— BEGIN —

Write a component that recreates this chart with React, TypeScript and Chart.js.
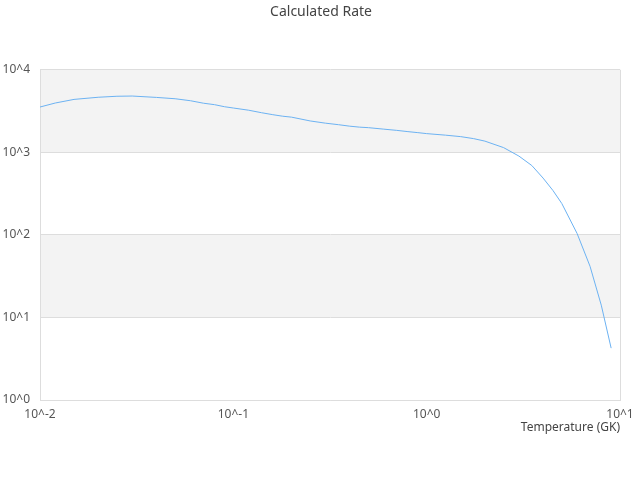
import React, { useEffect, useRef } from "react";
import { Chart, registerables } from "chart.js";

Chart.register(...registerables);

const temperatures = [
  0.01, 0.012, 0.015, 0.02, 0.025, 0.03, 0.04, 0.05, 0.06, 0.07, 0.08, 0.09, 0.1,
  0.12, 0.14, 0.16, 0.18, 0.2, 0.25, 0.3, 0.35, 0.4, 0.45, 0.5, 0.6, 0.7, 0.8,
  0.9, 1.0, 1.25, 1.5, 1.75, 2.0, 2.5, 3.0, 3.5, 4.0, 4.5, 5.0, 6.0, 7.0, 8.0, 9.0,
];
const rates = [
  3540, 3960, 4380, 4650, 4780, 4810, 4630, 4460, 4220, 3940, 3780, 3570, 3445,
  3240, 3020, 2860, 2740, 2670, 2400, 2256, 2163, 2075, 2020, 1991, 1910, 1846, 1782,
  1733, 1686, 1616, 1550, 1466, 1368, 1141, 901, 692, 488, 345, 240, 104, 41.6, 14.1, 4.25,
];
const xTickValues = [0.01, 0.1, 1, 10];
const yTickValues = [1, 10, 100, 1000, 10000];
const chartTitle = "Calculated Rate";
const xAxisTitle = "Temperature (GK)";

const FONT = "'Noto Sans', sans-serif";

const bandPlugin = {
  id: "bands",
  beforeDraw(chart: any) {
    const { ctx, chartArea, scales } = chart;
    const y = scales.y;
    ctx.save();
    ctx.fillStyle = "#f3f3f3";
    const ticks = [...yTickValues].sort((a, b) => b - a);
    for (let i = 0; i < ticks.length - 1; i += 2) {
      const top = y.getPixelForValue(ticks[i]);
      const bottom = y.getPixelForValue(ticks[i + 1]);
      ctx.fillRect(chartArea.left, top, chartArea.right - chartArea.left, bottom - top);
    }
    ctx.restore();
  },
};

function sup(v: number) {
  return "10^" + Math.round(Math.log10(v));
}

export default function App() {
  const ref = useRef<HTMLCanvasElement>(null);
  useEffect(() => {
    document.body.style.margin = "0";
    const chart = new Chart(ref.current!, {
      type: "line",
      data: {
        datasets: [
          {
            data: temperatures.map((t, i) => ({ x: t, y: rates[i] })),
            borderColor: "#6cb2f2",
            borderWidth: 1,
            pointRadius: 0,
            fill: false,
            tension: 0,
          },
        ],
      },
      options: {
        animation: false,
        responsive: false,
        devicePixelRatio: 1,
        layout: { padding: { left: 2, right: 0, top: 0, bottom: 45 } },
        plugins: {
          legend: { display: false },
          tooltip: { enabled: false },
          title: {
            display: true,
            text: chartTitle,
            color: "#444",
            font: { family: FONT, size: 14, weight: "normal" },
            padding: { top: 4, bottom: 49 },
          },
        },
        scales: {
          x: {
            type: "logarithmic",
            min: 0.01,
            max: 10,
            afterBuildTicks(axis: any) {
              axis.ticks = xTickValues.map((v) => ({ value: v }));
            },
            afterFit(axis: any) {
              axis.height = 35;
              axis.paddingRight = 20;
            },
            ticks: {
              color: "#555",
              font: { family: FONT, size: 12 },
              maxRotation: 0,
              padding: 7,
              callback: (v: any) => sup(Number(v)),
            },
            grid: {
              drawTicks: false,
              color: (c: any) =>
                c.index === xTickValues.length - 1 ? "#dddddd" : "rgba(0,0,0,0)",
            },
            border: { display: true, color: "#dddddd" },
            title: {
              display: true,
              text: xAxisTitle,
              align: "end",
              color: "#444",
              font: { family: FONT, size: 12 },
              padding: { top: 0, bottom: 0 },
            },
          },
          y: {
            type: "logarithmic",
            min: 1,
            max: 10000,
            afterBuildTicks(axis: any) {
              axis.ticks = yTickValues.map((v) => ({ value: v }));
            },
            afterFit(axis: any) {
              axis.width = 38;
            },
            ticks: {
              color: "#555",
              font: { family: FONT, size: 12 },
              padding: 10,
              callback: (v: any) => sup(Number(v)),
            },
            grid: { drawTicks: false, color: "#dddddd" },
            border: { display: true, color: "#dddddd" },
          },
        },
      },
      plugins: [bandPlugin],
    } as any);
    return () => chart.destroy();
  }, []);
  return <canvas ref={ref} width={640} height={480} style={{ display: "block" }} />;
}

— END —

Copy each line above precisely, dropping the pictures.

Write a component that recreates this chart with React, TypeScript and Chart.js.
import React, { useEffect, useRef } from "react";
import { Chart, registerables } from "chart.js";

Chart.register(...registerables);

const temperatures = [
  0.01, 0.012, 0.015, 0.02, 0.025, 0.03, 0.04, 0.05, 0.06, 0.07, 0.08, 0.09, 0.1,
  0.12, 0.14, 0.16, 0.18, 0.2, 0.25, 0.3, 0.35, 0.4, 0.45, 0.5, 0.6, 0.7, 0.8,
  0.9, 1.0, 1.25, 1.5, 1.75, 2.0, 2.5, 3.0, 3.5, 4.0, 4.5, 5.0, 6.0, 7.0, 8.0, 9.0,
];
const rates = [
  3540, 3960, 4380, 4650, 4780, 4810, 4630, 4460, 4220, 3940, 3780, 3570, 3445,
  3240, 3020, 2860, 2740, 2670, 2400, 2256, 2163, 2075, 2020, 1991, 1910, 1846, 1782,
  1733, 1686, 1616, 1550, 1466, 1368, 1141, 901, 692, 488, 345, 240, 104, 41.6, 14.1, 4.25,
];
const xTickValues = [0.01, 0.1, 1, 10];
const yTickValues = [1, 10, 100, 1000, 10000];
const chartTitle = "Calculated Rate";
const xAxisTitle = "Temperature (GK)";

const FONT = "'Noto Sans', sans-serif";

const bandPlugin = {
  id: "bands",
  beforeDraw(chart: any) {
    const { ctx, chartArea, scales } = chart;
    const y = scales.y;
    ctx.save();
    ctx.fillStyle = "#f3f3f3";
    const ticks = [...yTickValues].sort((a, b) => b - a);
    for (let i = 0; i < ticks.length - 1; i += 2) {
      const top = y.getPixelForValue(ticks[i]);
      const bottom = y.getPixelForValue(ticks[i + 1]);
      ctx.fillRect(chartArea.left, top, chartArea.right - chartArea.left, bottom - top);
    }
    ctx.restore();
  },
};

function sup(v: number) {
  return "10^" + Math.round(Math.log10(v));
}

export default function App() {
  const ref = useRef<HTMLCanvasElement>(null);
  useEffect(() => {
    document.body.style.margin = "0";
    const chart = new Chart(ref.current!, {
      type: "line",
      data: {
        datasets: [
          {
            data: temperatures.map((t, i) => ({ x: t, y: rates[i] })),
            borderColor: "#6cb2f2",
            borderWidth: 1,
            pointRadius: 0,
            fill: false,
            tension: 0,
          },
        ],
      },
      options: {
        animation: false,
        responsive: false,
        devicePixelRatio: 1,
        layout: { padding: { left: 2, right: 0, top: 0, bottom: 45 } },
        plugins: {
          legend: { display: false },
          tooltip: { enabled: false },
          title: {
            display: true,
            text: chartTitle,
            color: "#444",
            font: { family: FONT, size: 14, weight: "normal" },
            padding: { top: 4, bottom: 49 },
          },
        },
        scales: {
          x: {
            type: "logarithmic",
            min: 0.01,
            max: 10,
            afterBuildTicks(axis: any) {
              axis.ticks = xTickValues.map((v) => ({ value: v }));
            },
            afterFit(axis: any) {
              axis.height = 35;
              axis.paddingRight = 20;
            },
            ticks: {
              color: "#555",
              font: { family: FONT, size: 12 },
              maxRotation: 0,
              padding: 7,
              callback: (v: any) => sup(Number(v)),
            },
            grid: {
              drawTicks: false,
              color: (c: any) =>
                c.index === xTickValues.length - 1 ? "#dddddd" : "rgba(0,0,0,0)",
            },
            border: { display: true, color: "#dddddd" },
            title: {
              display: true,
              text: xAxisTitle,
              align: "end",
              color: "#444",
              font: { family: FONT, size: 12 },
              padding: { top: 0, bottom: 0 },
            },
          },
          y: {
            type: "logarithmic",
            min: 1,
            max: 10000,
            afterBuildTicks(axis: any) {
              axis.ticks = yTickValues.map((v) => ({ value: v }));
            },
            afterFit(axis: any) {
              axis.width = 38;
            },
            ticks: {
              color: "#555",
              font: { family: FONT, size: 12 },
              padding: 10,
              callback: (v: any) => sup(Number(v)),
            },
            grid: { drawTicks: false, color: "#dddddd" },
            border: { display: true, color: "#dddddd" },
          },
        },
      },
      plugins: [bandPlugin],
    } as any);
    return () => chart.destroy();
  }, []);
  return <canvas ref={ref} width={640} height={480} style={{ display: "block" }} />;
}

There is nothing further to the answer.